INSTRUCTION:
Give the listing again exactly, omitting its images.

[SOURCE EXCERPT start]

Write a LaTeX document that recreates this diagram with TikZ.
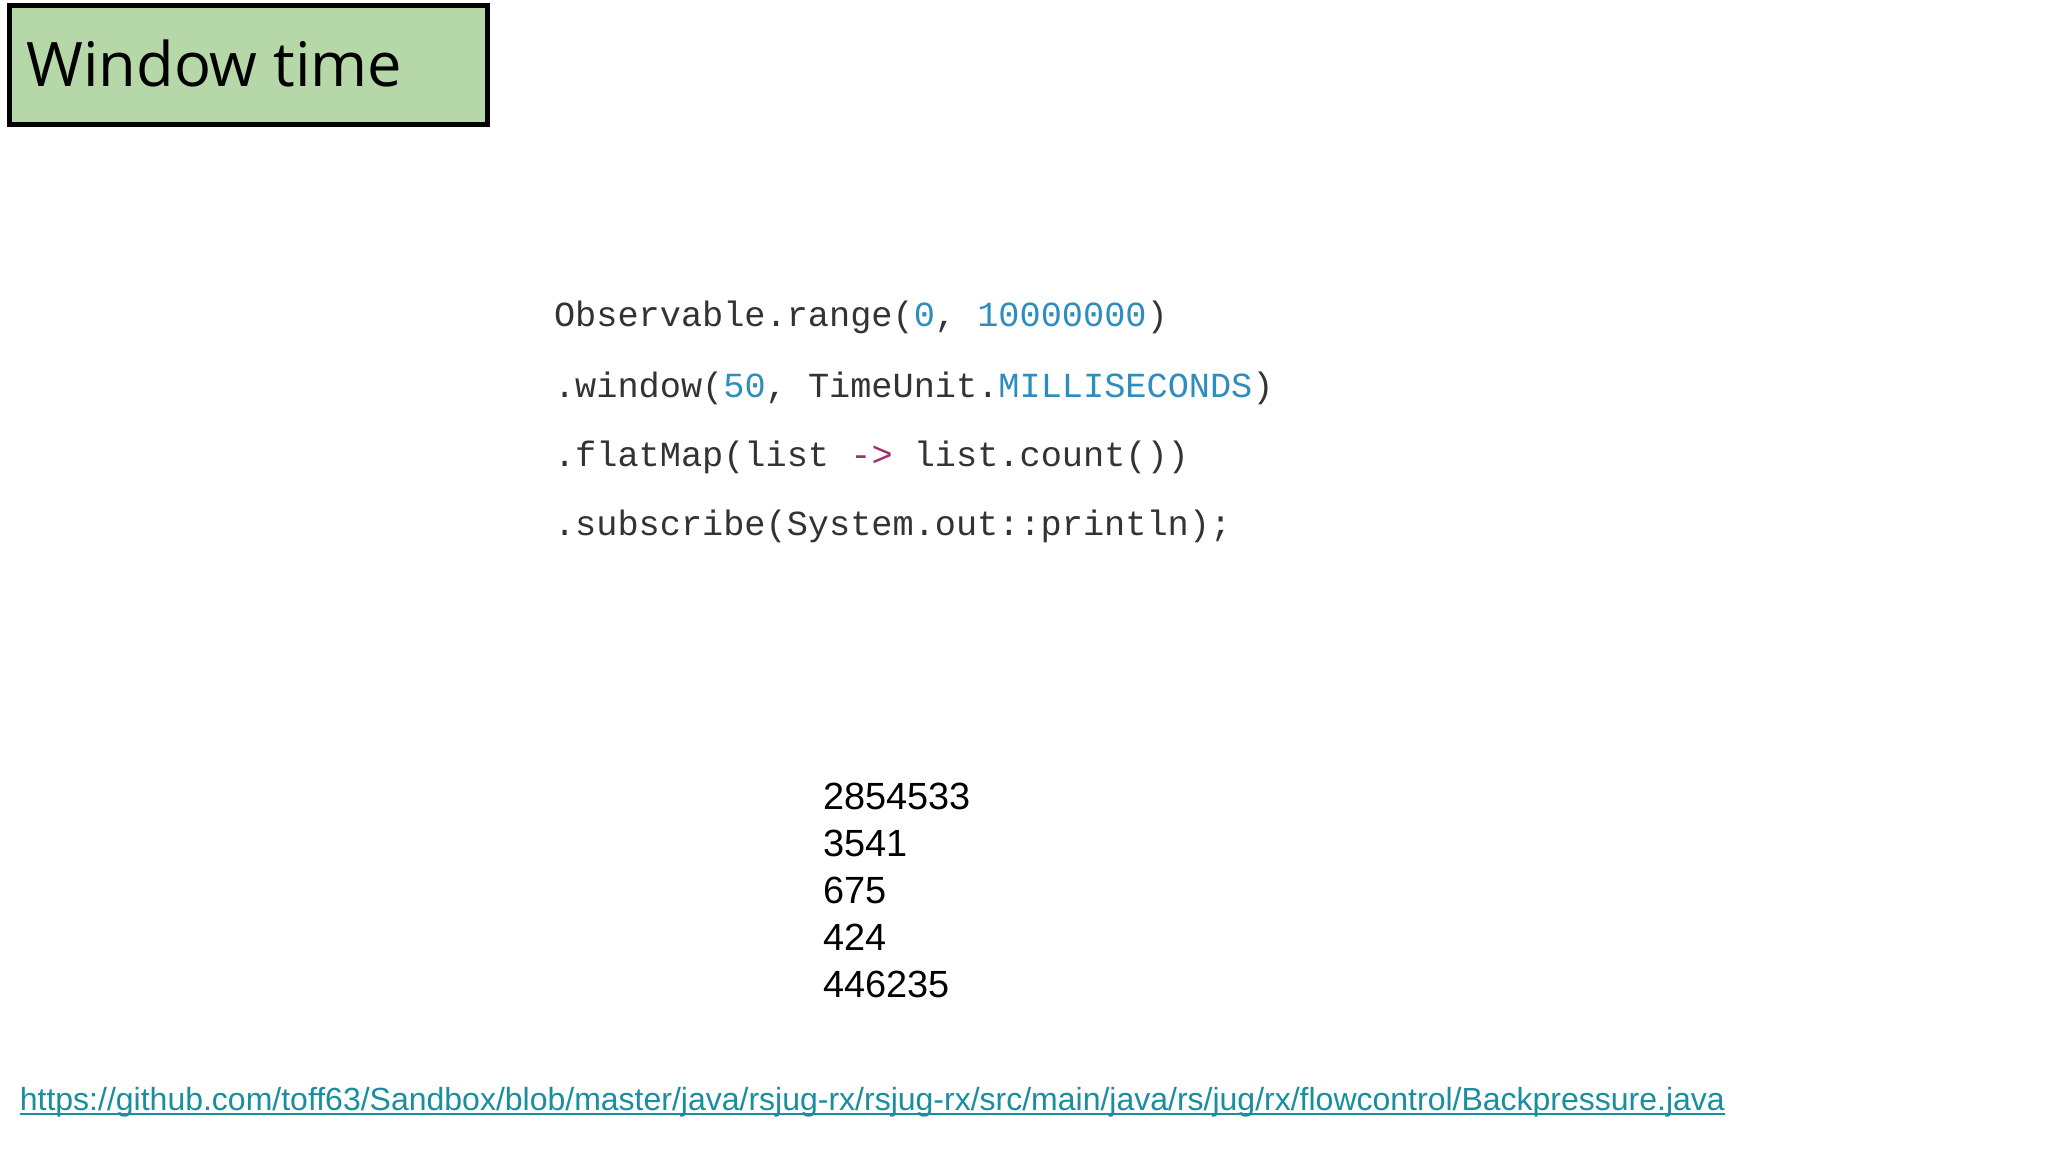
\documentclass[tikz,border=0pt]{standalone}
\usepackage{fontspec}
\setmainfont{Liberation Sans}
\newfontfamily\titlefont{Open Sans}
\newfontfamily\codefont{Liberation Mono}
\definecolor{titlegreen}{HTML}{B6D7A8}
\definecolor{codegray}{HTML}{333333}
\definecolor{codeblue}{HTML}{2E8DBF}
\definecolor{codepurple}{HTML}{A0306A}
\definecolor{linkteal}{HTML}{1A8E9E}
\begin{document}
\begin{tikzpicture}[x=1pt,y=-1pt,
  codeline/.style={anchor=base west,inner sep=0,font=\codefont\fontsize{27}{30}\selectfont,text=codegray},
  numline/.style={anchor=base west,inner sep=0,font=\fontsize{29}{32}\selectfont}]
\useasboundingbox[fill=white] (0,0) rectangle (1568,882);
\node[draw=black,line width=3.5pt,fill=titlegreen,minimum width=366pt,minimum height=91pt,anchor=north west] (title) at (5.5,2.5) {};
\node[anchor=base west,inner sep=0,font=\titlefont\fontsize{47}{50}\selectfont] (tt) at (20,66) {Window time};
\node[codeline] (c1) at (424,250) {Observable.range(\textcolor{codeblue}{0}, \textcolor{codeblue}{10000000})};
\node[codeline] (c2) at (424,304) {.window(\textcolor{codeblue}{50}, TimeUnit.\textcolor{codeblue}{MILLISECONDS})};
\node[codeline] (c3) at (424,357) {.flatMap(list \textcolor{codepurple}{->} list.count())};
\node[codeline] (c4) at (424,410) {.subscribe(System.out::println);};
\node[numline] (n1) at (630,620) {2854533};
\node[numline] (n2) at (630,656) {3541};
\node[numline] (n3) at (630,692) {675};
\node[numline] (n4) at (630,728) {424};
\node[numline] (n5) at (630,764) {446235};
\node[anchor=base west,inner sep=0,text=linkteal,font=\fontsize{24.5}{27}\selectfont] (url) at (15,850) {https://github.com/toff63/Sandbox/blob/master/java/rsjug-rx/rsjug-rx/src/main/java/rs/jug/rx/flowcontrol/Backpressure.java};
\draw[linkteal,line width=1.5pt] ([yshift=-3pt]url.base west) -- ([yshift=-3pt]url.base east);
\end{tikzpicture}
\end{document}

[SOURCE EXCERPT end]

EXPECTED ANSWER:
Write a LaTeX document that recreates this diagram with TikZ.
\documentclass[tikz,border=0pt]{standalone}
\usepackage{fontspec}
\setmainfont{Liberation Sans}
\newfontfamily\titlefont{Open Sans}
\newfontfamily\codefont{Liberation Mono}
\definecolor{titlegreen}{HTML}{B6D7A8}
\definecolor{codegray}{HTML}{333333}
\definecolor{codeblue}{HTML}{2E8DBF}
\definecolor{codepurple}{HTML}{A0306A}
\definecolor{linkteal}{HTML}{1A8E9E}
\begin{document}
\begin{tikzpicture}[x=1pt,y=-1pt,
  codeline/.style={anchor=base west,inner sep=0,font=\codefont\fontsize{27}{30}\selectfont,text=codegray},
  numline/.style={anchor=base west,inner sep=0,font=\fontsize{29}{32}\selectfont}]
\useasboundingbox[fill=white] (0,0) rectangle (1568,882);
\node[draw=black,line width=3.5pt,fill=titlegreen,minimum width=366pt,minimum height=91pt,anchor=north west] (title) at (5.5,2.5) {};
\node[anchor=base west,inner sep=0,font=\titlefont\fontsize{47}{50}\selectfont] (tt) at (20,66) {Window time};
\node[codeline] (c1) at (424,250) {Observable.range(\textcolor{codeblue}{0}, \textcolor{codeblue}{10000000})};
\node[codeline] (c2) at (424,304) {.window(\textcolor{codeblue}{50}, TimeUnit.\textcolor{codeblue}{MILLISECONDS})};
\node[codeline] (c3) at (424,357) {.flatMap(list \textcolor{codepurple}{->} list.count())};
\node[codeline] (c4) at (424,410) {.subscribe(System.out::println);};
\node[numline] (n1) at (630,620) {2854533};
\node[numline] (n2) at (630,656) {3541};
\node[numline] (n3) at (630,692) {675};
\node[numline] (n4) at (630,728) {424};
\node[numline] (n5) at (630,764) {446235};
\node[anchor=base west,inner sep=0,text=linkteal,font=\fontsize{24.5}{27}\selectfont] (url) at (15,850) {https://github.com/toff63/Sandbox/blob/master/java/rsjug-rx/rsjug-rx/src/main/java/rs/jug/rx/flowcontrol/Backpressure.java};
\draw[linkteal,line width=1.5pt] ([yshift=-3pt]url.base west) -- ([yshift=-3pt]url.base east);
\end{tikzpicture}
\end{document}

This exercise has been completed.